Un économiste soutient que l’engagement renouvelé des libéraux fédéraux à réduire l’immigration au cours des prochaines années pèsera sur la croissance économique du Canada.

Le budget fédéral déposé la semaine dernière a réaffirmé l’objectif de ramener la part des résidents temporaires au Canada à 5 % de la population totale — contre environ 7,5 % à la fin de 2024 —, mais a repoussé l’échéance à 2027.

Ce plan prévoit l’admission de 385 000 résidents temporaires — travailleurs et étudiants — en 2026, puis de 370 000 au cours des deux années suivantes.

L’objectif pour 2026 comprend 230 000 travailleurs temporaires, contre près de 368 000 prévus pour 2025.

Stephen Brown, économiste en chef adjoint pour l’Amérique du Nord chez Capital Economics, indique que la croissance du nombre de résidents temporaires est en passe de dépasser les objectifs fixés l’année dernière par Ottawa, car les départs de travailleurs temporaires et d’étudiants existants n’ont pas été suffisamment importants pour compenser entièrement les arrivées.

Il est difficile d’équilibrer les entrées et les sorties au cours d’une année donnée, fait remarquer M. Brown, en partie parce que les permis de travail existants sont souvent prolongés lorsqu’une entreprise demande à garder cet employé. Il faut une forte volonté politique pour réduire de manière significative le nombre de travailleurs temporaires dans le pays, explique-t-il.

«Ce n’est pas nécessairement un nouveau plan, mais le fait que le gouvernement Carney se soit réengagé à atteindre l’objectif existant de réduire la proportion de résidents temporaires reste important, car cela me donne l’impression qu’il prend la question au sérieux», analyse M. Brown.

Stagnation de la population

Selon les projections de Capital Economics, la réduction du nombre de travailleurs temporaires et d’étudiants, si elle est réalisée, pourrait conduire à une stagnation de la population canadienne au cours des deux prochaines années.

M. Brown précise que cela risquait de freiner la croissance, en raison de la diminution du nombre de nouveaux travailleurs et d’un problème de productivité de longue date.
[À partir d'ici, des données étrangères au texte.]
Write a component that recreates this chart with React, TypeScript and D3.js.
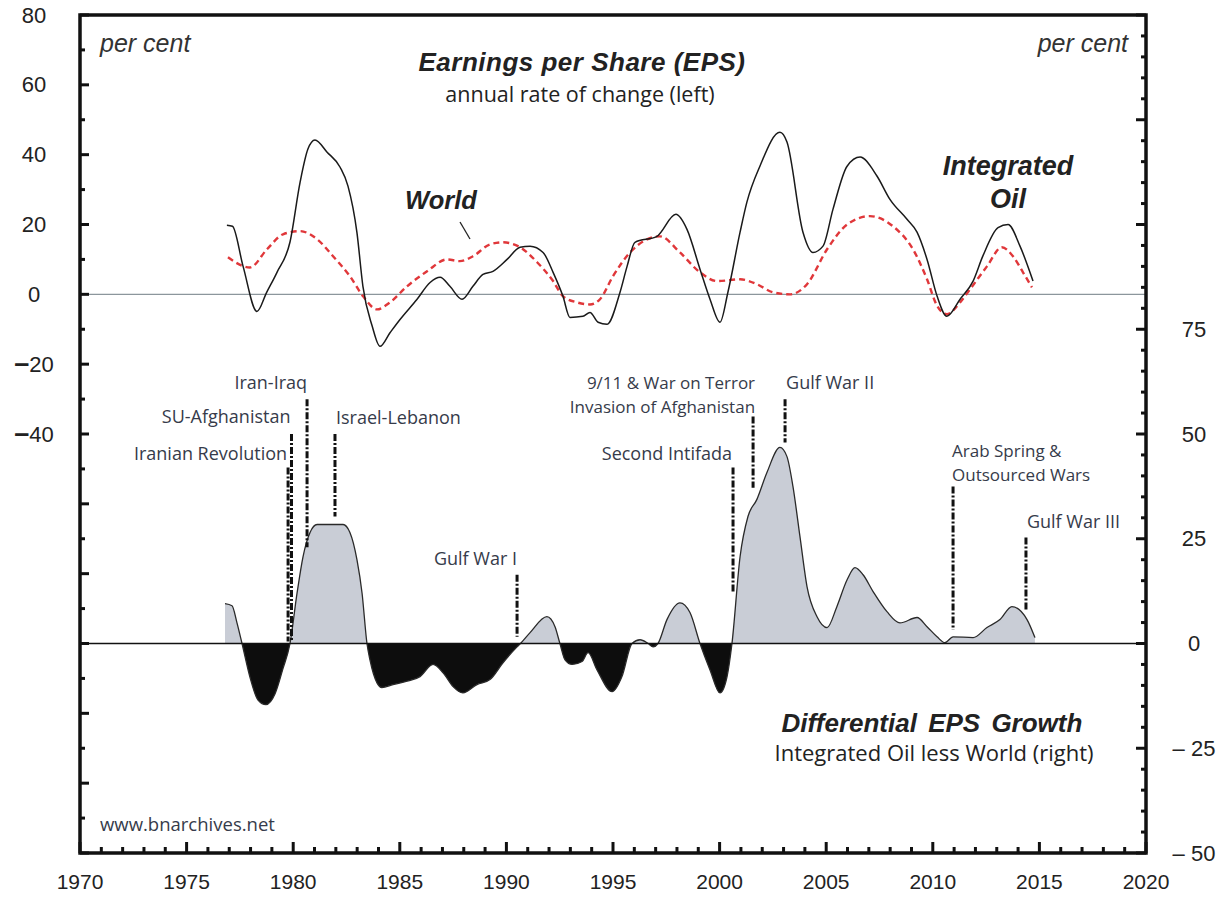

Les propositions contenues dans le budget visant à augmenter la proportion de migrants économiques — généralement ceux qui possèdent des compétences recherchées et qui sont ajoutés au bassin de résidents permanents — et à accélérer la reconnaissance des diplômes étrangers pourraient atténuer l’impact global du ralentissement de la croissance démographique sur l’économie canadienne, ajoute-t-il.
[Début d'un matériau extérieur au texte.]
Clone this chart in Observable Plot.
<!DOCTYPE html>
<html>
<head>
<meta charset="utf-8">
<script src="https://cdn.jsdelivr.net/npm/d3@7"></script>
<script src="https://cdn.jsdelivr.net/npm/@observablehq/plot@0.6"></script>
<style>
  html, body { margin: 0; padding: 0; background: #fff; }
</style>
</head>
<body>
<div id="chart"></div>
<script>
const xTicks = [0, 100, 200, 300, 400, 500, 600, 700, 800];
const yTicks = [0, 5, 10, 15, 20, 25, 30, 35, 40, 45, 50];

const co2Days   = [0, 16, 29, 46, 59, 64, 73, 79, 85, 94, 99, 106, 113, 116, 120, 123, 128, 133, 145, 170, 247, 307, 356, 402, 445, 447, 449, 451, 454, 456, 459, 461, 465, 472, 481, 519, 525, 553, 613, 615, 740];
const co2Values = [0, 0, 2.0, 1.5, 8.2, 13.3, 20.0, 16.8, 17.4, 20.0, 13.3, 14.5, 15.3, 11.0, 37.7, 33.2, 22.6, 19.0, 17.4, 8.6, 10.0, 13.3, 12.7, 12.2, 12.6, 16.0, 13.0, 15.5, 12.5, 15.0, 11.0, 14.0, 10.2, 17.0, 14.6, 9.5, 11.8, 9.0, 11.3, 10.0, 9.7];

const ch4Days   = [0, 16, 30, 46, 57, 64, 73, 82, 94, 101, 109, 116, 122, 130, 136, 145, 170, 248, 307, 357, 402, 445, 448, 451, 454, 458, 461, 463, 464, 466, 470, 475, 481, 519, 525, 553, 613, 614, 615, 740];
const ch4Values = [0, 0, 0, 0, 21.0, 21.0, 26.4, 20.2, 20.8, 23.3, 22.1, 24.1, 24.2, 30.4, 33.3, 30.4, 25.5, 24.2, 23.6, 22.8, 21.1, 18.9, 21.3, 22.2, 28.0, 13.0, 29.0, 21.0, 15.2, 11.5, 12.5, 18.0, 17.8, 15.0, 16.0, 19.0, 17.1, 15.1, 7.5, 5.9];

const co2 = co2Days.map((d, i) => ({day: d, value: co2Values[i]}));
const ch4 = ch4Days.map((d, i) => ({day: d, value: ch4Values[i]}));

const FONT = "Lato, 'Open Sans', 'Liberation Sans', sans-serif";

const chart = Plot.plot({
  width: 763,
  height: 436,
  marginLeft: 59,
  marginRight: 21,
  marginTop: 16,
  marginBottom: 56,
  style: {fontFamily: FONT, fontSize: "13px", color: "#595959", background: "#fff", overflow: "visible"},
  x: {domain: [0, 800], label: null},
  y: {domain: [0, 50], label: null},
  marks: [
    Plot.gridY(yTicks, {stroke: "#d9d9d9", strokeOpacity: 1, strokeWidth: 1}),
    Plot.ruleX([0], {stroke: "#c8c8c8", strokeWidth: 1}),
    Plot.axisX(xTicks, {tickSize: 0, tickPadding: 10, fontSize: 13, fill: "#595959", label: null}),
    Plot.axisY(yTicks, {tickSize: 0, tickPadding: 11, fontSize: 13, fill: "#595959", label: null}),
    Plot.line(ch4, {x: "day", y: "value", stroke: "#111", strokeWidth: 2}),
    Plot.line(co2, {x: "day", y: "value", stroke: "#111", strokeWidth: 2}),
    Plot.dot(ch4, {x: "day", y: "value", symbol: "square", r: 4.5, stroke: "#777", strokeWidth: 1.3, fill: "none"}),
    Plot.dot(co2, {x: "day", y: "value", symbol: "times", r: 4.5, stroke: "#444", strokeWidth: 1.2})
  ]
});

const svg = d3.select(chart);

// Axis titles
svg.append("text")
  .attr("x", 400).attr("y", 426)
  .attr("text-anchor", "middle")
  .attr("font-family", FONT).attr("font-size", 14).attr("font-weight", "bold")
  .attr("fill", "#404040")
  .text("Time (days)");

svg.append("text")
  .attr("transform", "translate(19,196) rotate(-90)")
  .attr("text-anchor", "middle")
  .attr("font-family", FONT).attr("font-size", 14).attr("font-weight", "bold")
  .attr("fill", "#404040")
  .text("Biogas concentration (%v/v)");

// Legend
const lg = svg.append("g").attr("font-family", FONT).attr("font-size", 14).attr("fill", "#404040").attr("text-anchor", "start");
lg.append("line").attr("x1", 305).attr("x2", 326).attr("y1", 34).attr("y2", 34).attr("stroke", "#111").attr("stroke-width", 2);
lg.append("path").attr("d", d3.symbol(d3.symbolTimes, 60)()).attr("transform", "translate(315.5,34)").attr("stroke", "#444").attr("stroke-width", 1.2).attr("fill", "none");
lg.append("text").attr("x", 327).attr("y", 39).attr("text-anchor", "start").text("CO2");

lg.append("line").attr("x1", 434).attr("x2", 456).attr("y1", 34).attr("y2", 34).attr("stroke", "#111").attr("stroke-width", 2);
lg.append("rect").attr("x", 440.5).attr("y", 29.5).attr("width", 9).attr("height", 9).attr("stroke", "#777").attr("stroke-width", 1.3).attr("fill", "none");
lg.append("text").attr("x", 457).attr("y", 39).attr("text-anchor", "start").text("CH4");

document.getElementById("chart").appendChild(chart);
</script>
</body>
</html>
L’un des changements les plus marquants du budget fédéral en matière d’immigration, qui doit encore être approuvé définitivement par le Parlement, est le projet de réduire de moitié environ le nombre annuel de permis d’études internationaux jusqu’en 2028.

Selon M. Brown, la réduction du nombre d’étudiants et de travailleurs étrangers entrant dans le pays pourrait contribuer à limiter la concurrence pour les emplois parmi les jeunes Canadiens. Les 15-24 ans ont vu leur taux de chômage atteindre son plus haut niveau depuis 15 ans en septembre, hors pandémie, avec une légère amélioration en octobre.

«À mesure que le bassin de travailleurs temporaires s’assèche, les jeunes Canadiens devraient avoir plus de facilité à trouver un emploi», prévient M. Brown.

Conséquences sur le logement

L’économiste de la Banque Royale Rachel Battaglia explique dans un rapport publié lundi qu’une baisse du nombre de permis d’études internationaux pourrait contribuer à faire baisser les loyers dans les villes à forte population étudiante.

D’autre part, M. Brown indique que ces mêmes réductions pourraient décourager les promoteurs immobiliers de lancer la construction de nouveaux appartements locatifs, destinés principalement aux étudiants et aux nouveaux arrivants sur le marché du travail, ce qui finirait par entraver l’offre de logements locatifs sur le marché.

Il ajoute que les signaux indiquant qu’Ottawa est disposé à soutenir la construction de logements locatifs pourraient contribuer à atténuer l’impact sur l’investissement résidentiel face au ralentissement de la croissance démographique.

«Le gouvernement fait beaucoup pour soutenir cette construction, mais on ne peut pas trop insister sur la croissance démographique et la croissance des loyers avant qu’ils ne se retournent et disent: “Vous savez, peut-être que cela n’a pas de sens de continuer à construire ces immeubles”», prévient M. Brown.

Mme Battaglia explique dans son rapport que le nouveau plan d’immigration du gouvernement Carney représente «un changement de politique beaucoup moins important que la refonte de l’année dernière».

Elle détaille que des exemptions ponctuelles permettront à certains travailleurs temporaires et étudiants déjà présents sur le territoire d’obtenir plus rapidement le statut de résident permanent. Cela permettra d’amortir le choc du gel démographique prévu pour les deux prochaines années, fait-elle valoir.